Opened 8 years ago

Last modified 8 years ago

#10393 new Feature Requests

Add begin/end specialization for optional<T> type

Reported by: khimru@… Owned by: Fernando Cacciola
Milestone: Boost 1.57.0 Component: optional
Version: Boost 1.56.0 Severity: Cosmetic
Keywords: optional, for, begin, end Cc:

Description

optional<T> could be used in many places as if it was just T, but, since C++ does not apply two levels of constructions one could not use this natural looking construct for optional containers:

if (opt_container) {

for (auto& element : opt_container) {

...

}

}

Simple specialization of begin()/end() functions could solve this problem:

namespace std {

template<class T> inline auto begin(const boost::optional<T>& opt) -> decltype(opt.get().begin()) {

return opt.get().begin();

}

template<class T> inline auto begin(boost::optional<T>& opt) -> decltype(opt.get().begin()) {

return opt.get().begin();

}

template<class T> inline auto end(const boost::optional<T>& opt) -> decltype(opt.get().end()) {

return opt.get().end();

}

template<class T> inline auto end(boost::optional<T>& opt) -> decltype(opt.get().end()) {

return opt.get().end();

}

}

Change History (1)

comment:1 by rob.desbois@…, 8 years ago

You'd still have to check that the optional is initialized before doing so though.
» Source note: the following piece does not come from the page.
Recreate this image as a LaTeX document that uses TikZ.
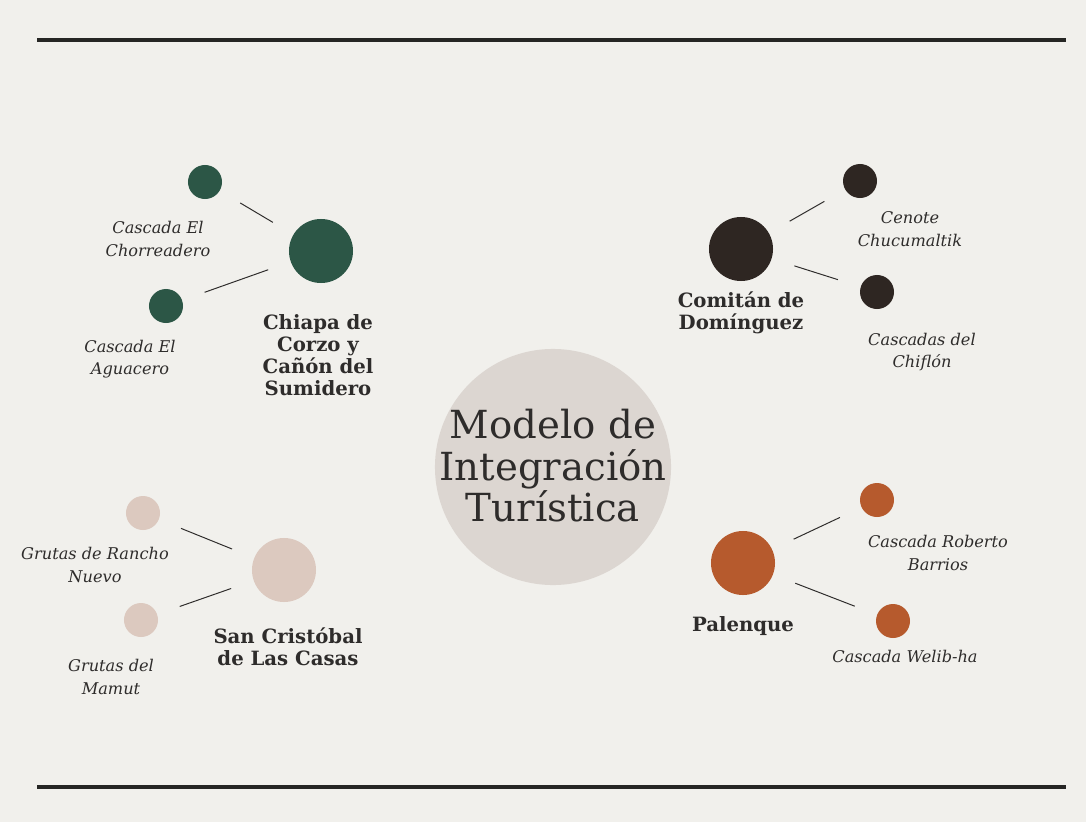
\documentclass[tikz,border=0pt]{standalone}
\usepackage{fontspec}
\setmainfont{DejaVu Serif}
\usetikzlibrary{positioning, calc}

\definecolor{paper}{HTML}{F1F0EC}
\definecolor{ink}{HTML}{2E2C2B}
\definecolor{rulecol}{HTML}{262624}
\definecolor{hubgray}{HTML}{DCD6D1}
\definecolor{chiapagreen}{HTML}{2C5646}
\definecolor{comitanbrown}{HTML}{2E2622}
\definecolor{sancrisrose}{HTML}{DCC9BF}
\definecolor{palenquerust}{HTML}{B65A2D}

\begin{document}
\begin{tikzpicture}[x=0.025cm, y=-0.025cm]
\tikzset{city/.style={
    circle, fill=#1, minimum size=1.6cm, inner sep=0pt, outer sep=0pt},
    spot/.style={
    circle, fill=#1, minimum size=0.85cm, inner sep=0pt, outer sep=0pt},
    citytxt/.style={
    text=ink, align=center, font=\fontsize{14}{15.6}\selectfont\bfseries},
    spottxt/.style={
    text=ink, align=center, font=\fontsize{11.5}{16}\selectfont\itshape},
    link/.style={
    draw=ink, line width=0.7pt, shorten >=0.6cm, shorten <=0.6cm}
}

    % page and rules
    \fill[paper] (0,0) rectangle (1086,822);
    \useasboundingbox (0,0) rectangle (1086,822);
    \coordinate (rule_tl) at (37,40);
    \coordinate (rule_tr) at (1066,40);
    \coordinate (rule_bl) at (37,787);
    \coordinate (rule_br) at (1066,787);
    \draw[rulecol, line width=2.6pt] (rule_tl) -- (rule_tr);
    \draw[rulecol, line width=2.6pt] (rule_bl) -- (rule_br);

    % centre
    \node[circle, fill=hubgray, minimum size=5.9cm, inner sep=0pt] (hub) at (553,467) {};
    \node[text=ink, align=center, font=\fontsize{27.5}{29.5}\selectfont] (title) at (553,466)
        {Modelo de\\Integración\\Turística};

    % Chiapa de Corzo
    \coordinate (chiapa_c) at (321,251);
    \path (chiapa_c) node[city=chiapagreen] (chiapa) {};
    \node[spot=chiapagreen] (chorreadero) at (205,182) {};
    \node[spot=chiapagreen] (aguacero) at (166,306) {};
    \node[citytxt] (chiapa_t) at (318,355) {Chiapa de\\Corzo y\\Cañón del\\Sumidero};
    \node[spottxt] (chorreadero_t) at (158,239) {Cascada El\\Chorreadero};
    \node[spottxt] (aguacero_t) at (130,359) {Cascada El\\Aguacero};
    \draw[link] (chiapa) -- (chorreadero);
    \draw[link] (chiapa) -- (aguacero);

    % Comitan
    \coordinate (comitan_c) at (741,249);
    \path (comitan_c) node[city=comitanbrown] (comitan) {};
    \node[spot=comitanbrown] (cenote) at (860,181) {};
    \node[spot=comitanbrown] (chiflon) at (877,292) {};
    \node[citytxt] (comitan_t) at (741,313) {Comitán de\\Domínguez};
    \node[spottxt] (cenote_t) at (910,229) {Cenote\\Chucumaltik};
    \node[spottxt] (chiflon_t) at (922,352) {Cascadas del\\Chiflón};
    \draw[link] (comitan) -- (cenote);
    \draw[link] (comitan) -- (chiflon);

    % San Cristobal
    \coordinate (sancris_c) at (284,570);
    \path (sancris_c) node[city=sancrisrose] (sancris) {};
    \node[spot=sancrisrose] (rancho) at (143,513) {};
    \node[spot=sancrisrose] (mamut) at (141,620) {};
    \node[citytxt] (sancris_t) at (288,647) {San Cristóbal\\de Las Casas};
    \node[spottxt] (rancho_t) at (95,565) {Grutas de Rancho\\Nuevo};
    \node[spottxt] (mamut_t) at (111,677) {Grutas del\\Mamut};
    \draw[link] (sancris) -- (rancho);
    \draw[link] (sancris) -- (mamut);

    % Palenque
    \coordinate (palenque_c) at (743,563);
    \path (palenque_c) node[city=palenquerust] (palenque) {};
    \node[spot=palenquerust] (barrios) at (877,500) {};
    \node[spot=palenquerust] (welib) at (893,621) {};
    \node[citytxt] (palenque_t) at (743,626) {Palenque};
    \node[spottxt] (barrios_t) at (938,553) {Cascada Roberto\\Barrios};
    \node[spottxt] (welib_t) at (905,656) {Cascada Welib-ha};
    \draw[link] (palenque) -- (barrios);
    \draw[link] (palenque) -- (welib);

\end{tikzpicture}
\end{document}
A simpler fix is to use the optional's dereference operator (when the optional<T> is initialized):

  if (opt_container)
    for (auto&& element : *opt_container)
    {}

A really useful facility would be begin() & end() overloads/specializations that could return an empty sequence when the optional is uninitialized, enabling direct passing of the optional<T> object to the range-for *without checking that it's initialized*. Given that in many cases (including standard library components) there's no way to construct a non-singular iterator without an underlying container this might be tricky...though a transparent wrapping iterator might do the trick.